Image Credit: blog.busyflow.com
I wish you could feel the enthusiasm inside me while writing about this topic which falls under my favorites. Whether you are making a traditional mobile application or an iOS / Android game, pre launch marketing strategy is a crucial step on the way to success.
Let’s assume you have a clear idea of your upcoming mobile or tablet application. Successful marketing is a long-term process full of inventiveness and planning throughout whole development cycle from pre-production phase to post-release and every of these stages has its own specific channels and marketing tools which work in synergy.
Big shots in mobile industry always start their marketing activities few months prior to official release.
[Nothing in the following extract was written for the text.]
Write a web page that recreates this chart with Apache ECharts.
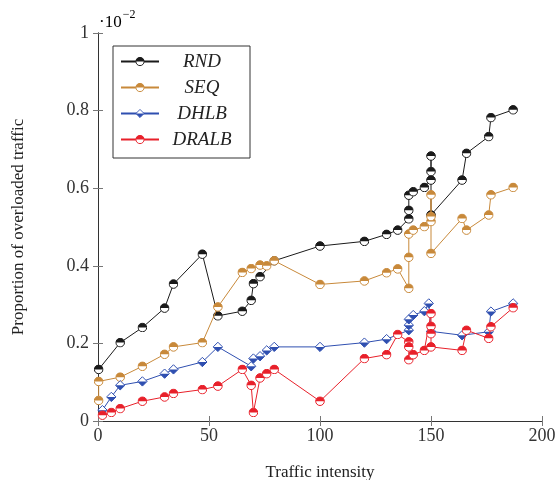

For example, Rovio started Bad Piggies campaign six months before the game was launched.. We will discuss their practices in details very soon. Now let’s talk about specific communication channels you can use during pre-production phase.
A well-crafted microsite with basic information about your upcoming application is compulsory. I highly recommend to include an email subscribe field as well with clearly explained benefits to your potential users. For example, you can provide them with a discount or exclusive content for subscribing into your list. Email marketing is still one of the strongest communication tools and you can achieve a huge amount of initial installs just by notifying your subscribers. Start creating the expectancy effect as soon as possible.
If you have no real content which can be used on microsite for now, just use a simple subscribe form. As your development continues, you can add screenshots, video trailer, press kit, forums, Social media links, etc. Also, don’t forget to mention your release date and supported platforms. This is one great example of an upcoming application microsite:
Rich blog content is useful for pouring additional traffic to your microsite. If you already have some kind of personal or corporate blog with consistent posting don’t hesitate to use it and cover different aspects of your upcoming application – Establish a dialogue about a problem you want to solve or new game mechanics you are going to use.
Social media presence is not a question but a rule. In mobile application business you simply need it. Set up a Facebook page and Twitter account for regular information stream to your future customers or players and place Like and Follow buttons on your microsite. Keep posting updates, new screenshots and other information related to your app.
Also, set up a YouTube channel where you are going to upload a video trailer or various behind-the-scenes videos. Add your microsite’s URL into your video channel description to increase SEO link juice for your microsite. Be active on Reddit, answer questions on Quora or talk on LinkedIn. But don’t spam. I personally hate spam. Everyone hates spam.
There are plenty of opportunities out there to join forum conversations and threads in your topic. Try Macworld or Ars Technica forums or TouchArcade for games. Many other websites from our mobile application portfolio have forums too.
Press release and early buzz
If your upcoming application is provoking enough, don’t hesitate to publish an early press release. Maybe you have unique solution for another first-world problem or your next game will create a whole new game notion. Don’t give up when journalists ignore you since they receive a truckload of new emails every day. I just love how Joel, the co-founder of Buffer says that they have started their own publishing platform because simply no one else agreed to write for them and their application.
Screenshots and video trailer
Picture is worth a thousand words. Polished screenshots on your microsite and Social media channels usually build a strong engagement rate with many shares and likes. Another option is to send unique screenshots to your email subscribers first and afterwards ask people to share your content on Social media.
Now, at the verge of the production/launch phase you should be already getting ready for a big launch. Start contacting your future user acquisition and mobile application marketing partners. Two weeks or even one month before your planned release is too late. Don’t underestimate this step and be ready when the time comes. I will soon tell you what to do after you launch your application in the air.